Gather every line from the entries below that includes "this".

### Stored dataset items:

########################################

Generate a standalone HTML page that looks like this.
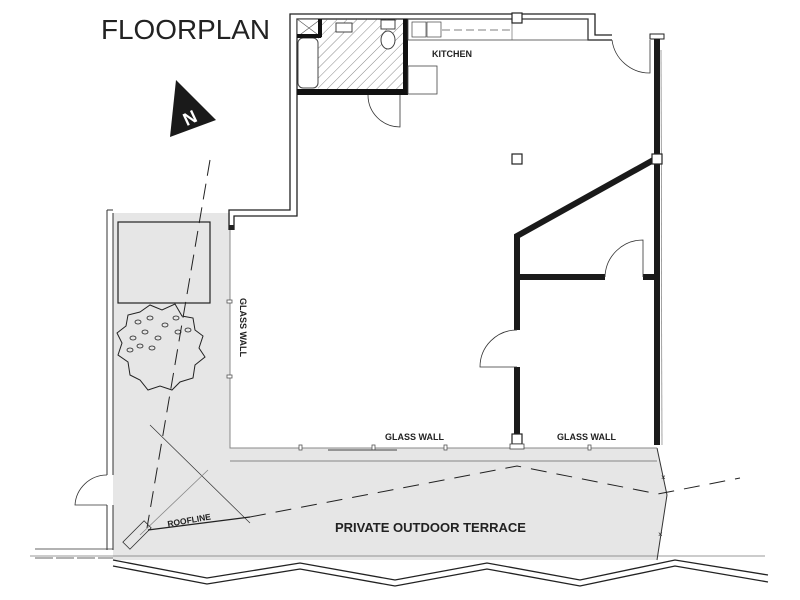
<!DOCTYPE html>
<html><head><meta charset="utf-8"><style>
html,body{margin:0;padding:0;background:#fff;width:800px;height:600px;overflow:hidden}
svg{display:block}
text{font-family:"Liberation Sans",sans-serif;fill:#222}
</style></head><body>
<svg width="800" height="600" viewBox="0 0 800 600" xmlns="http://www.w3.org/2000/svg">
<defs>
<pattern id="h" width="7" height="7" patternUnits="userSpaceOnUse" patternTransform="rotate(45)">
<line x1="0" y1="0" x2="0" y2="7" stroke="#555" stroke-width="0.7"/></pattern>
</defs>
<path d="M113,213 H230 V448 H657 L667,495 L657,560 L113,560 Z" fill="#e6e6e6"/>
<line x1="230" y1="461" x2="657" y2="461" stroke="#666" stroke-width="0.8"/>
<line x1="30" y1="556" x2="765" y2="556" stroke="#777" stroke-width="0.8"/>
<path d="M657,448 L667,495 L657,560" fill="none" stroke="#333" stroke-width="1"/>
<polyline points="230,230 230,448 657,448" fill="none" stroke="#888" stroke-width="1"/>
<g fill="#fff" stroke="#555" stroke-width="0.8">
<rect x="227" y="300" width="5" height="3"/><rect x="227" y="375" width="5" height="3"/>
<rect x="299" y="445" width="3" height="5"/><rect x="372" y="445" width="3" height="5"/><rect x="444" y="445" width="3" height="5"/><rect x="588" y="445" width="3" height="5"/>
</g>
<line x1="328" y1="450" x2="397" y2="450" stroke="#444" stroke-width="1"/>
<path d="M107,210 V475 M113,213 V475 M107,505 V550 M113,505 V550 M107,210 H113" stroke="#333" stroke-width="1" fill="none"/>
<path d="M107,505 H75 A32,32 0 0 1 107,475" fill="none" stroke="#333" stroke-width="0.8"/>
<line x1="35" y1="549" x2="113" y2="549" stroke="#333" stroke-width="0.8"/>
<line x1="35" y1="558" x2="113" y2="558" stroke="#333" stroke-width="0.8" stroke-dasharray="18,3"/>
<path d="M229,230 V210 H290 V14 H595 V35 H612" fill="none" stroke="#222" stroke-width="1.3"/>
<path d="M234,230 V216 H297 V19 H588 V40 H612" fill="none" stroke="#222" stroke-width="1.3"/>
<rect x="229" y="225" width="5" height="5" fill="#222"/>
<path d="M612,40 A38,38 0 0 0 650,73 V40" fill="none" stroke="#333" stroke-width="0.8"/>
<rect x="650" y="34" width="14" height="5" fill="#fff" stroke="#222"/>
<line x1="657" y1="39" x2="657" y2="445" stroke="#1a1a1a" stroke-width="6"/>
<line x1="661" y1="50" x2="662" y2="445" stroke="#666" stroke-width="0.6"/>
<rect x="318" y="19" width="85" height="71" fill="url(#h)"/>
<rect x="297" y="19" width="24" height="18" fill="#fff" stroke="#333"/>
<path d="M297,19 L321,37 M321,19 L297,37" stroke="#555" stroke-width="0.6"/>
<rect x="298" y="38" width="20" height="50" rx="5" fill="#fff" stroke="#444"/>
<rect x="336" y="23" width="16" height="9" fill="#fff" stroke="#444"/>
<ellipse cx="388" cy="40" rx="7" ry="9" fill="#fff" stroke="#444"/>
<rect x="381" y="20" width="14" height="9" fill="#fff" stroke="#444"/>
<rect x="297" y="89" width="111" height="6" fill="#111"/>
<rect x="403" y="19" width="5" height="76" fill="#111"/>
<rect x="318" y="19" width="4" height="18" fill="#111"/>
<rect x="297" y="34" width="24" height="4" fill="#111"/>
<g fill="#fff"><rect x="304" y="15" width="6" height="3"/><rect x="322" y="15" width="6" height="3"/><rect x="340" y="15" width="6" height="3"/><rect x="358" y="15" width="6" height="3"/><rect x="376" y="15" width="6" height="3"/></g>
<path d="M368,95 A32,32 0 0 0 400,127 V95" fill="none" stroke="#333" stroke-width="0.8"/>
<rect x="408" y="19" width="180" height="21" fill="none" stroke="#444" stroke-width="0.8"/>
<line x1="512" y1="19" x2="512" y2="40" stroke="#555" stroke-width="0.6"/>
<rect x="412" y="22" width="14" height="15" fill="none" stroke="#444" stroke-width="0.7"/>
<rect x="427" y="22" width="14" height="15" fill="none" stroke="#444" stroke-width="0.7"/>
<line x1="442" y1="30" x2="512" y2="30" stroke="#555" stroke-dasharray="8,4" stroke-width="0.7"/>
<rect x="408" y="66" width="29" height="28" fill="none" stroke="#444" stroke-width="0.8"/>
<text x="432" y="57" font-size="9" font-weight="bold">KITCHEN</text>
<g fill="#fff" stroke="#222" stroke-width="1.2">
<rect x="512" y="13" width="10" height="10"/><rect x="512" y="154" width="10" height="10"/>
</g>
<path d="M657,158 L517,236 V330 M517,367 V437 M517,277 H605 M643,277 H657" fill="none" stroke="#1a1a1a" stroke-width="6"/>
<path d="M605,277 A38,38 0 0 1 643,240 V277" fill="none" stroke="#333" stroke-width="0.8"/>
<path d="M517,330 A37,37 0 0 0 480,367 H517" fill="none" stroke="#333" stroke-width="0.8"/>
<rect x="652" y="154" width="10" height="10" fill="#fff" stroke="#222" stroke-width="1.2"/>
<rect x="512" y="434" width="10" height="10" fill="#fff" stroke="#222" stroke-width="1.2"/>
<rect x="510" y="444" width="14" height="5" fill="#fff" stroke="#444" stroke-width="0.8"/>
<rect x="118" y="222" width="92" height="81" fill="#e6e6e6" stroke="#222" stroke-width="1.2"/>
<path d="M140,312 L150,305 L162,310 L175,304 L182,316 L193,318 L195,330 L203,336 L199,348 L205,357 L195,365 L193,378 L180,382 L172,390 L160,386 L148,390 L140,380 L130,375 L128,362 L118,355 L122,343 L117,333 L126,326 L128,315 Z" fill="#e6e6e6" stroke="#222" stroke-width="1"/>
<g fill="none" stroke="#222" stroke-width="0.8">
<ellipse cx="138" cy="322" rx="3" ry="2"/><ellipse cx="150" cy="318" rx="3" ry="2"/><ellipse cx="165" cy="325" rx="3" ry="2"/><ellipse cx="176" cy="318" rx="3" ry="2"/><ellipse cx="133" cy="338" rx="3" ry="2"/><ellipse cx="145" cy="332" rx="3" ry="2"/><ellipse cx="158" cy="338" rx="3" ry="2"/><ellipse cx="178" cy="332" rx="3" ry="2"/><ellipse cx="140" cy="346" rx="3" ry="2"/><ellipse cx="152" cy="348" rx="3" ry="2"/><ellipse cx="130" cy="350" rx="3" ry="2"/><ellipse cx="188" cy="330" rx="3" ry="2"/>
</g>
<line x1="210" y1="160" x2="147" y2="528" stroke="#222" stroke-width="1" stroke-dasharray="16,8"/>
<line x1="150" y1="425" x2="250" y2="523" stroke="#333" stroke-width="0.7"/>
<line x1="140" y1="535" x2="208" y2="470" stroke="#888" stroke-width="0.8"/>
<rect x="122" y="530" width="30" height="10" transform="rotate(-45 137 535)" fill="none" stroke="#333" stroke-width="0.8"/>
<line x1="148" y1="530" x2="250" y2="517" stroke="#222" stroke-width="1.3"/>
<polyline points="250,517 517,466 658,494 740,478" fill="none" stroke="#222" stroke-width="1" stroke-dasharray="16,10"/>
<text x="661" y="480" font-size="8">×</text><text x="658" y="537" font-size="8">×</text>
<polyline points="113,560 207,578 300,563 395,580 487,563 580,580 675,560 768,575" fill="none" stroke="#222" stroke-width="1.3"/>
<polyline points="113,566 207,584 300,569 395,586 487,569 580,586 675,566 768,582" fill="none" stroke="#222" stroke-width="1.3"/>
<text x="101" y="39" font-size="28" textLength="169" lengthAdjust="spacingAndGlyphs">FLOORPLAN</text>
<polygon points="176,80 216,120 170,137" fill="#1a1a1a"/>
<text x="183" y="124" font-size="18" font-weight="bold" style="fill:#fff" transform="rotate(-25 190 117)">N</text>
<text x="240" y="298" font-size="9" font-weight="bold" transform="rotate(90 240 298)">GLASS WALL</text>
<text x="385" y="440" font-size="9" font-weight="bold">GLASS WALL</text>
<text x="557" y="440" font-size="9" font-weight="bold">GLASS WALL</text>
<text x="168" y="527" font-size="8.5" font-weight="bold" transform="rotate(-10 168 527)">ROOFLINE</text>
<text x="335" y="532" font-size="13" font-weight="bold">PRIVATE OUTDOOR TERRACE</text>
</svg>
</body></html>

########################################

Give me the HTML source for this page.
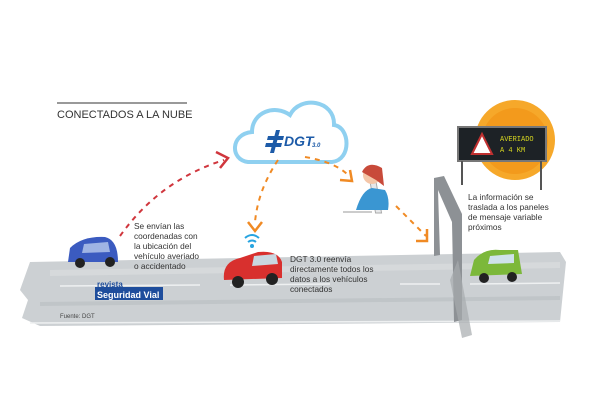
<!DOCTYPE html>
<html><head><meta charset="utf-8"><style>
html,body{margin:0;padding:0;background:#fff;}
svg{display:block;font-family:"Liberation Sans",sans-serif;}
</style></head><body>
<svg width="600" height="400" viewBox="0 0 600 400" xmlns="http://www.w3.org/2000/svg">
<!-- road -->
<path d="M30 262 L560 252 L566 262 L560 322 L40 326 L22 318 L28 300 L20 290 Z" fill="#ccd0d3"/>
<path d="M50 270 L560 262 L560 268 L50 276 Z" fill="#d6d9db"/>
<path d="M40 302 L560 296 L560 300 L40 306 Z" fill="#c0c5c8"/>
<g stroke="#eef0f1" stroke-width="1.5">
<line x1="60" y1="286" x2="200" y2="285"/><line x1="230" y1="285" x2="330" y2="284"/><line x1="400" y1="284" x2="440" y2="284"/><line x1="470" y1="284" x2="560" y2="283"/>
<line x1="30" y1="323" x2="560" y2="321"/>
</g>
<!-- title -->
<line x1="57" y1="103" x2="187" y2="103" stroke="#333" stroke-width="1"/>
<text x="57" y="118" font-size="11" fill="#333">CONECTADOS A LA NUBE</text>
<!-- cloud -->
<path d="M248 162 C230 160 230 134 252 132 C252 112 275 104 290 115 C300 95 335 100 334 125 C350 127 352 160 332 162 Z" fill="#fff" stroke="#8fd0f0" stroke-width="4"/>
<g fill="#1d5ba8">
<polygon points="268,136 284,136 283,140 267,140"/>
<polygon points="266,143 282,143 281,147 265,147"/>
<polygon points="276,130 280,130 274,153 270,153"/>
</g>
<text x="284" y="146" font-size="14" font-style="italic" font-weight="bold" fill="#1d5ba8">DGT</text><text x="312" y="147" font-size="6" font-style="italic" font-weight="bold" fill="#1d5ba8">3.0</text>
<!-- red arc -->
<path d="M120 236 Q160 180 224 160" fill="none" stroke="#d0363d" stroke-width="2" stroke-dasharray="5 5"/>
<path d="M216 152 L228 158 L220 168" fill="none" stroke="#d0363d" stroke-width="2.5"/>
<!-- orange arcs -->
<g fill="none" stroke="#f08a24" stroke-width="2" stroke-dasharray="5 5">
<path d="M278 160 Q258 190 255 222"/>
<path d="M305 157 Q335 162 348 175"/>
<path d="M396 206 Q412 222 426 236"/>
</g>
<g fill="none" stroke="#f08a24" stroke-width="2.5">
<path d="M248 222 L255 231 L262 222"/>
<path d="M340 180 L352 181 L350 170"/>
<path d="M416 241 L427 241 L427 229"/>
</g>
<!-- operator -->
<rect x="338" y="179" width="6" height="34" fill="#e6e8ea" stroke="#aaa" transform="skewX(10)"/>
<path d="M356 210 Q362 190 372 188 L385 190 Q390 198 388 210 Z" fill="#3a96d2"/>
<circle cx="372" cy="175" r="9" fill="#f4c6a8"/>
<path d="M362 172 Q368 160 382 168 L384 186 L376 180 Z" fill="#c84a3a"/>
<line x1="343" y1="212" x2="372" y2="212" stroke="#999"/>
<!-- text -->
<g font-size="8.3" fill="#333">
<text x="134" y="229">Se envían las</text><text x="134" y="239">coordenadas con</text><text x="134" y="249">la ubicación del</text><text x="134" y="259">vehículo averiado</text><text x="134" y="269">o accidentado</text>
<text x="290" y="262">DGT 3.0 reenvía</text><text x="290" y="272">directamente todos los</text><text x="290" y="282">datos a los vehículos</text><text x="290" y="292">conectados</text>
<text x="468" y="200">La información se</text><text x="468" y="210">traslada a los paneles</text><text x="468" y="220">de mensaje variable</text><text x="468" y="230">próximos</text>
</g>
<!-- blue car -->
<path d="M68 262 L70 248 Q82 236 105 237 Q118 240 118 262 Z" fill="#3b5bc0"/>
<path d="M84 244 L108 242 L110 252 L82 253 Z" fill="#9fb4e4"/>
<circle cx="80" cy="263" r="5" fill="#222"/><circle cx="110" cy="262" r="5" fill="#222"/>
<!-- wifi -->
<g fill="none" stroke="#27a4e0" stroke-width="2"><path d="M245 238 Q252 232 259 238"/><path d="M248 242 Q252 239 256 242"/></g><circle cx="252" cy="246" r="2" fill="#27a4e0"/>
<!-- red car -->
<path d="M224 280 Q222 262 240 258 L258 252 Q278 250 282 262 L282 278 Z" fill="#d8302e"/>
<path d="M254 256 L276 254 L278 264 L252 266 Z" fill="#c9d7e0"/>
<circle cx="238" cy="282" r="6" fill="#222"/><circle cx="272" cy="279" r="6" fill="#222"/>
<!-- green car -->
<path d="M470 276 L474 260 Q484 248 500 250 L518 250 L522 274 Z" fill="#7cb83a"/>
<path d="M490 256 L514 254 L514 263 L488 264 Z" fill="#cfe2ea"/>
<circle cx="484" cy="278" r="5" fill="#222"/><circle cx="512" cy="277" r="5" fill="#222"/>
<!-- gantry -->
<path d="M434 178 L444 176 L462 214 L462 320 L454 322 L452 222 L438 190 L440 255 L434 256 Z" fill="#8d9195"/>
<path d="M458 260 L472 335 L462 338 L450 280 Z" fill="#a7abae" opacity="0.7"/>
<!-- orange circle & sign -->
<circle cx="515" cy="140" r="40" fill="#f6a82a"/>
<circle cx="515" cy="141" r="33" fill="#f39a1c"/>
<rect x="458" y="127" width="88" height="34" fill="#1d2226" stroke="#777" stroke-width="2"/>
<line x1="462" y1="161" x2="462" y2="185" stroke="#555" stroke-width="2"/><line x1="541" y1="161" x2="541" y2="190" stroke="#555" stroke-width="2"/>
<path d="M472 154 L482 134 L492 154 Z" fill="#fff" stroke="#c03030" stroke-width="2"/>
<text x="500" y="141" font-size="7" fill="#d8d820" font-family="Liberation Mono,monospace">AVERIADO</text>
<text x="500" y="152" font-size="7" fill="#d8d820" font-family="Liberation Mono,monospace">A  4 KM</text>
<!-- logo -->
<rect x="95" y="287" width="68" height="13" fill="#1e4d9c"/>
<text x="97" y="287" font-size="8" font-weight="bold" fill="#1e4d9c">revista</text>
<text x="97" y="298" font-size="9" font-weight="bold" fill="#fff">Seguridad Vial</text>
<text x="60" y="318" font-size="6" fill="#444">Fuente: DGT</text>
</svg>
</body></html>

########################################

### Reply to the task:
Generate a standalone HTML page that looks like this.
Give me the HTML source for this page.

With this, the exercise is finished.